Consequences of the Order
It is a shame that the Court has not taken this opportunity to require stronger protection of asylum seekers subject to the inherently unfair DFT system. There seems to be an assumption that the Home Office will do its best to be fair without an inclusion of any safeguards or expressions of consequences if fairness in the DFT system is not forthcoming. This is really disappointing but, as we have explored, perhaps not ultimately unpredictable.

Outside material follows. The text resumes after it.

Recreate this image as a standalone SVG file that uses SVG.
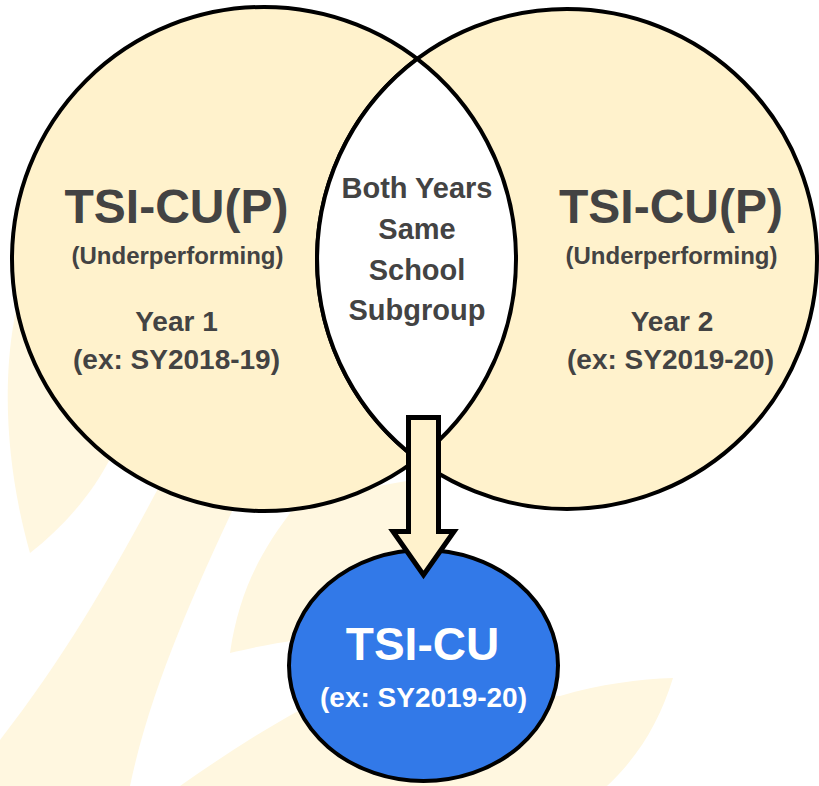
<svg xmlns="http://www.w3.org/2000/svg" width="819" height="786" viewBox="0 0 819 786">
<style>
.bg{fill:#FFF7E0;stroke:none}
.set{fill:#FFF2CC;stroke:#000;stroke-width:4}
.t{font-family:"Liberation Sans",Arial,sans-serif;font-weight:bold;fill:#434343;text-anchor:middle}
.w{font-family:"Liberation Sans",Arial,sans-serif;font-weight:bold;fill:#FFFFFF;text-anchor:middle}
</style>
<rect width="819" height="786" fill="#FFFFFF"/>
<g id="background">
<path class="bg" d="M30,553 C15,500 6,440 8,380 C9,350 12,330 18,300 L150,300 L112,455 C92,495 62,528 30,553 Z"/>
<path class="bg" d="M160,485 C120,560 70,650 0,740 L0,786 L130,786 C150,690 195,590 235,505 Z"/>
<path class="bg" d="M230,653 C240,585 265,545 300,500 L412,480 L412,560 L300,640 C275,643 250,648 230,653 Z"/>
<path class="bg" d="M180,786 C220,758 258,733 300,710 L420,690 L560,696 C600,684 640,679 673,678 C660,720 640,755 607,786 Z"/>
</g>
<g id="year1">
<circle class="set" cx="264" cy="259" r="252"/>
</g>
<g id="year2">
<circle class="set" cx="567" cy="259" r="250"/>
</g>
<g id="overlap">
<path d="M417.2,58.9 A252,252 0 0 1 417.2,459.1 A250,250 0 0 1 417.2,58.9 Z" fill="#FFFFFF" stroke="#000" stroke-width="4"/>
</g>
<g id="tsicu">
<ellipse cx="423.5" cy="665.5" rx="134.5" ry="115.5" fill="#3279E8" stroke="#000" stroke-width="4"/>
</g>
<g id="connectors">
<path d="M408.5,417.5 L438.5,417.5 L438.5,531.5 L454,531.5 L423.5,575 L393,531.5 L408.5,531.5 Z" fill="#FFF2CC" stroke="#000" stroke-width="5" stroke-linejoin="miter" stroke-miterlimit="10"/>
</g>
<g id="labels">
<g id="year1-text">
<text class="t" x="176.5" y="223" font-size="48">TSI-CU(P)</text>
<text class="t" x="177.5" y="264" font-size="24">(Underperforming)</text>
<text class="t" x="176.5" y="331" font-size="28">Year 1</text>
<text class="t" x="176.5" y="369" font-size="28">(ex: SY2018-19)</text>
</g>
<g id="year2-text">
<text class="t" x="671" y="223" font-size="48">TSI-CU(P)</text>
<text class="t" x="671.5" y="264" font-size="24">(Underperforming)</text>
<text class="t" x="672" y="331" font-size="28">Year 2</text>
<text class="t" x="670.5" y="369" font-size="28">(ex: SY2019-20)</text>
</g>
<g id="overlap-text">
<text class="t" x="417" y="198" font-size="29">Both Years</text>
<text class="t" x="417" y="239" font-size="29">Same</text>
<text class="t" x="417" y="279.5" font-size="29">School</text>
<text class="t" x="417" y="319.5" font-size="29">Subgroup</text>
</g>
<g id="tsicu-text">
<text class="w" x="422.5" y="660" font-size="46">TSI-CU</text>
<text class="w" x="423.5" y="707" font-size="28">(ex: SY2019-20)</text>
</g>
</g>
</svg>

Let us not forget the positives here, however. This is still a victory. Asylum seekers and recognised refugees who have endured the process have been vindicated in their accounts of institutional unfairness, as have their lawyers and migrants’ rights campaigners. In order to respond to the 9 July judgment, the Home Office has agreed to improve the level of access to lawyers that asylum seekers in DFT have. Additionally, the First Tier Tribunal have been directed by the High Court to consider whether the process and the speed of the processing of the claim, affected the fairness at the substantive decision stage being appealed. So, if the Home Office fail to ensure that someone filed into the DFT process has four clear days of access to their lawyer, then they can be successfully challenged on this. It is asserted that the FTT should also consider whether, in cases of particularly vulnerable asylum seekers (for instance, victims of trafficking or torture), the four days of access is enough to have expected them to feel safe telling their full story. We will have to see how the case law on this develops.
This should hopefully provide some measure of procedural protection and is, at least, a step forward. We need many more such steps, however, so it is important to keep campaigning and raising awareness of these issues and of continuing injustices in the DFT and wider immigration processes in order to put pressure on our lawmakers to improve procedural fairness and dignified treatment of migrants.